_Task requirements:_
Count every line that holds the string "React", then give that number alone.

_Provided data:_

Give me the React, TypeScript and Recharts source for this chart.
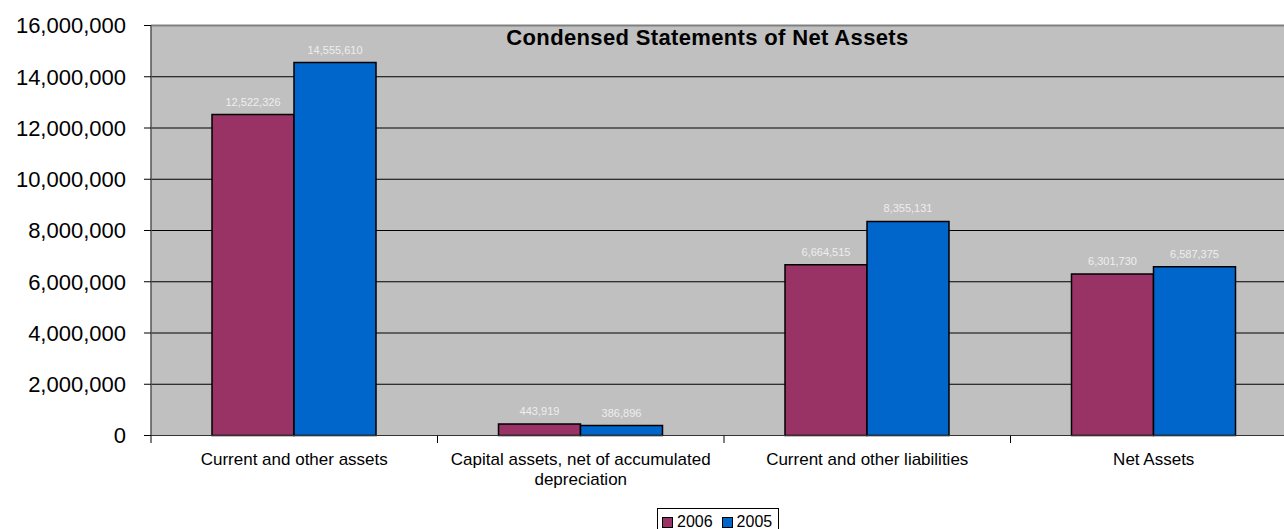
import React from 'react'
import {
  BarChart,
  Bar,
  XAxis,
  YAxis,
  CartesianGrid,
  LabelList,
  Legend,
  ReferenceLine,
  Customized,
  Text,
} from 'recharts'

const categories = [
  'Current and other assets',
  'Capital assets, net of accumulated depreciation',
  'Current and other liabilities',
  'Net Assets',
]
const values2006 = [12522326, 443919, 6664515, 6301730]
const values2005 = [14555610, 386896, 8355131, 6587375]
const yTicks = [0, 2000000, 4000000, 6000000, 8000000, 10000000, 12000000, 14000000, 16000000]

const data = categories.map((name, i) => ({
  name,
  y2006: values2006[i],
  y2005: values2005[i],
}))

const FONT = '"Liberation Sans", Arial, sans-serif'
const fmt = (v: number) => Number(v).toLocaleString('en-US')

function CategoryTick(props: any) {
  const { x, y, payload } = props
  const half = payload.offset || 0
  return (
    <g>
      <line x1={x - half} y1={y - 17.5} x2={x - half} y2={y - 10} stroke="#000" strokeWidth={1} />
      <Text
        x={x}
        y={y}
        width={280}
        textAnchor="middle"
        verticalAnchor="start"
        lineHeight={20}
        fontSize={17}
        fontFamily={FONT}
        fill="#000"
      >
        {payload.value}
      </Text>
    </g>
  )
}

function LegendBox() {
  const items = [
    { label: '2006', color: '#993366' },
    { label: '2005', color: '#0066CC' },
  ]
  return (
    <div
      style={{
        border: '1px solid #000',
        background: '#fff',
        display: 'flex',
        alignItems: 'center',
        padding: '4px 6px 4px 4px',
        fontFamily: FONT,
        fontSize: 16,
        lineHeight: '18px',
        color: '#000',
      }}
    >
      {items.map((it, i) => (
        <span key={it.label} style={{ display: 'flex', alignItems: 'center', marginLeft: i ? 9 : 0 }}>
          <span
            style={{
              width: 9,
              height: 9,
              background: it.color,
              border: '1px solid #000',
              marginRight: 4,
              display: 'inline-block',
            }}
          />
          {it.label}
        </span>
      ))}
    </div>
  )
}

export default function App() {
  return (
    <div
      style={{
        position: 'absolute',
        left: 0,
        top: 0,
        width: 1284,
        height: 529,
        overflow: 'hidden',
        background: '#fff',
      }}
    >
      <BarChart
        width={1300}
        height={529}
        data={data}
        margin={{ top: 25.5, right: 3, left: 0, bottom: 0 }}
        barCategoryGap={61}
        barGap={0}
      >
        <CartesianGrid vertical={false} stroke="#000" strokeWidth={1} fill="#C0C0C0" fillOpacity={1} />
        <XAxis
          dataKey="name"
          height={93.5}
          axisLine={{ stroke: '#333', strokeWidth: 1 }}
          tickLine={false}
          tickSize={0}
          tickMargin={17.5}
          interval={0}
          tick={<CategoryTick />}
        />
        <YAxis
          width={151}
          domain={[0, 16000000]}
          ticks={yTicks}
          tickFormatter={fmt}
          axisLine={{ stroke: '#555', strokeWidth: 1.5 }}
          tickLine={{ stroke: '#000' }}
          tickSize={7}
          tickMargin={18}
          tick={{ fontSize: 22, fontFamily: FONT, fill: '#000' }}
          interval={0}
        />
        <ReferenceLine y={16000000} stroke="#808080" strokeWidth={2} />
        <Legend
          layout="horizontal"
          verticalAlign="middle"
          align="center"
          wrapperStyle={{ top: 508, left: 657, width: 'auto' }}
          content={() => <LegendBox />}
        />
        <Bar dataKey="y2006" name="2006" fill="#993366" stroke="#000" strokeWidth={1.5} isAnimationActive={false}>
          <LabelList
            dataKey="y2006"
            position="top"
            offset={9}
            formatter={fmt}
            fill="#EEEEEE"
            fontSize={11}
            fontFamily={FONT}
          />
        </Bar>
        <Bar dataKey="y2005" name="2005" fill="#0066CC" stroke="#000" strokeWidth={1.5} isAnimationActive={false}>
          <LabelList
            dataKey="y2005"
            position="top"
            offset={9}
            formatter={fmt}
            fill="#EEEEEE"
            fontSize={11}
            fontFamily={FONT}
          />
        </Bar>
        <Customized
          component={() => (
            <text
              x={707.5}
              y={45}
              textAnchor="middle"
              fontFamily={FONT}
              fontSize={22}
              fontWeight="bold"
              letterSpacing={0.35}
              fill="#000"
            >
              Condensed Statements of Net Assets
            </text>
          )}
        />
      </BarChart>
    </div>
  )
}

_Answer:_
2